Nearly a decade ago, Courtney Jaye was signed to Island/Def Jam by arch-mogul L.A. Reid. She did get to release her folk-pop debut album Traveling Light, but she didn’t feel like she was getting to be herself, which was enough to keep her on her guard for a while against anything that smacked of too much commercial polish.
Jaye’s long since become a well-adjusted Nashville fixture, finding kindred co-writers like Thad Cockrell, lending her luminous voice to Jessie Baylin’s latest and appearing in a JEFF the Brotherhood video. Jaye stretched her legs as a singer, songwriter and Hawaii-infatuated producer on 2010’s The Exotic Sounds of Courtney Jaye, which boasted a duet with Band of Horses’ Ben Bridwell and a Zach Galifianakis endorsement. Three years and a convalescence after a car wreck later, she’s releasing her best yet, an irresistibly hooky, unabashedly well-crafted roots-pop album called Love and Forgiveness. She’ll celebrate with a Grimey’s in-store today and a full-blown show Friday night at The Stone Fox (more on that in this week’s forthcoming issue of the Scene). Jaye was only too happy to talk with the Cream about everything from her evolved musical philosophy to her Deadhead days.
Exotic Sounds had its hooks, but the ones on Love and Forgiveness are just plain bigger and brighter. You definitely didn’t beat around the bush about pop appeal this time around. Did you have to make peace with the idea of pop music after your unpleasant major label experience in the previous decade?
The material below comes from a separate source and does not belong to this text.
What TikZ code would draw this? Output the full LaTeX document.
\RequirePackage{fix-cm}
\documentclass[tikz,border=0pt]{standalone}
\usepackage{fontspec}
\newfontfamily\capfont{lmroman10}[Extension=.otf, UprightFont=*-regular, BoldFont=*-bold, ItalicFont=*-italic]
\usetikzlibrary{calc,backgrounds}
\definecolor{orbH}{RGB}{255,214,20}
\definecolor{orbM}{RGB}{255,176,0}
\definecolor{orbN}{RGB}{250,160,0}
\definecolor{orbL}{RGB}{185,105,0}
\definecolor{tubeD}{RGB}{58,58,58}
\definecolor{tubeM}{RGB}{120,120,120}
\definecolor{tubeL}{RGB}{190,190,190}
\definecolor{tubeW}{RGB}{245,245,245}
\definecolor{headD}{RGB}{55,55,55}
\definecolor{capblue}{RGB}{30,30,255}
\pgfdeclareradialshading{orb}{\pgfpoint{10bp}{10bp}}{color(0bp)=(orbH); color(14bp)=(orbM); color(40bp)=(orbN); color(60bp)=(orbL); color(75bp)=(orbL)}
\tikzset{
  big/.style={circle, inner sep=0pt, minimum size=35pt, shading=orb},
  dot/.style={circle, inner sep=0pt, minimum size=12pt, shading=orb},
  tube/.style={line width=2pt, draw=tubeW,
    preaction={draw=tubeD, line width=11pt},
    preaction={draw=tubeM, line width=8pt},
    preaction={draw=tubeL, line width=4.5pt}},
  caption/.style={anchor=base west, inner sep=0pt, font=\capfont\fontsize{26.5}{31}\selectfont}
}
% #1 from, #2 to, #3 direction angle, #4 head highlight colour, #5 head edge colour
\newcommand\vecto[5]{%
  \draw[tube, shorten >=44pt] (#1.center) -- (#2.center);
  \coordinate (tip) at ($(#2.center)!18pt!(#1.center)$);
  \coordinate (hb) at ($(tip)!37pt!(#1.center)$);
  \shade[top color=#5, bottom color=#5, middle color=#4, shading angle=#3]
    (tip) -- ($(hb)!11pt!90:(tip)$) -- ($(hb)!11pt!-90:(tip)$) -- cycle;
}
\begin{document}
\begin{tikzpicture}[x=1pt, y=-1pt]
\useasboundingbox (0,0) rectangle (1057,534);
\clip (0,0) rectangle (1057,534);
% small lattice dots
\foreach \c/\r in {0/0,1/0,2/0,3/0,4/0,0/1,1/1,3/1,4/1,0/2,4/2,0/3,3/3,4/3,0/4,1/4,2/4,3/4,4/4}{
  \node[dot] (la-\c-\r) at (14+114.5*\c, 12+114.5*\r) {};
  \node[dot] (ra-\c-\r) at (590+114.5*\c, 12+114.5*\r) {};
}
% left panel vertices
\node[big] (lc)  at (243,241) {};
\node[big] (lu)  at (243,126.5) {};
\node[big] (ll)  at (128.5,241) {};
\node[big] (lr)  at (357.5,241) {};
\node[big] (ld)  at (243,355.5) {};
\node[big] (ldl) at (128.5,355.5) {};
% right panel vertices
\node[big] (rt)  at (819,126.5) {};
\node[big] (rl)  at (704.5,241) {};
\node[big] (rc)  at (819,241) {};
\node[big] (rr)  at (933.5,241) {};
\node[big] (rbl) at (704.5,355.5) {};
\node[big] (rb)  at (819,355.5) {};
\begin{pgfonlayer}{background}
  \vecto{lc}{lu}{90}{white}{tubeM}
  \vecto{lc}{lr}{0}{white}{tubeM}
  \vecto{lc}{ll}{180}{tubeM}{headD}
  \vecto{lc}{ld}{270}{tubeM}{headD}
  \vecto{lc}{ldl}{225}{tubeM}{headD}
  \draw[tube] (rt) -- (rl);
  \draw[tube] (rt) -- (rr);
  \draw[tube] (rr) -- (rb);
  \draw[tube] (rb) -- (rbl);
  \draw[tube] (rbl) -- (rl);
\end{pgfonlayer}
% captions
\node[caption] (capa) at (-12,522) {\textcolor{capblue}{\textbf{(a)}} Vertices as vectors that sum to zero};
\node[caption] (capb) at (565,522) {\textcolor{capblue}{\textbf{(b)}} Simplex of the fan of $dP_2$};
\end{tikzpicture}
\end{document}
It wasn’t something I necessarily planned. Obviously my experience with Island [Records] was short-lived. Musically, I got such a taste of what I didn’t want out of a career in such a short span of time. … When I moved to Nashville in 2007, I moved with the intention of really having no intentions. I just moved to town and I wanted to just explore the possibility of writing songs as a job, Monday through Friday, 9 to 5. I did that for six months. I would just write with anyone, just that when-you-first-move-to-town kinda thing. You meet someone at a coffee shop: “Let’s get together.” I did that for six months, and in that time wrote a lot of songs and really cultivated some relationships creatively with people that I continue to work with to this day. So I think it was about June of that year I realized, “Oh, there’s a record somewhere in all these songs.” Then I made Exotic Sounds. That was my answer to my major label experience. I got to make this really bizarre Hawaiian country-pop record, and that was something that had been haunting me for many years, since I lived in Hawaii.
So it was sort of a palette cleanser for you?
Yeah, exactly. That record just kind of happened. I went to North Carolina to work with Seth Kauffman. I thought we would just, you know, record a couple songs. But I ended up staying for three weeks. It just evolved. It was just something that naturally happened. Once I got that out, I had to go through some more business woes. I signed a deal with Universal Republic that was again short-lived. Then I finally put Exotic Sounds out on my own in 2010. And it was in that moment that I was able to start thinking like, “Oh, I’m free now. I’ve had this record, it’s been made for a few years. I’m free to think about what I want to do next.” I just went back and revisited a bunch of really old Garage Band demos. I put seven or eight songs that I knew that I liked and I knew would see their day, I put them on this playlist and I listened to them from top to bottom, and it just hit me that it was another record. These songs had this common thread to them that hearkened back to songs that I loved from the ’70s. I just sat there and was like, “This is crazy! There’s a record here! OK, let me finish writing this record.” So that’s what I did.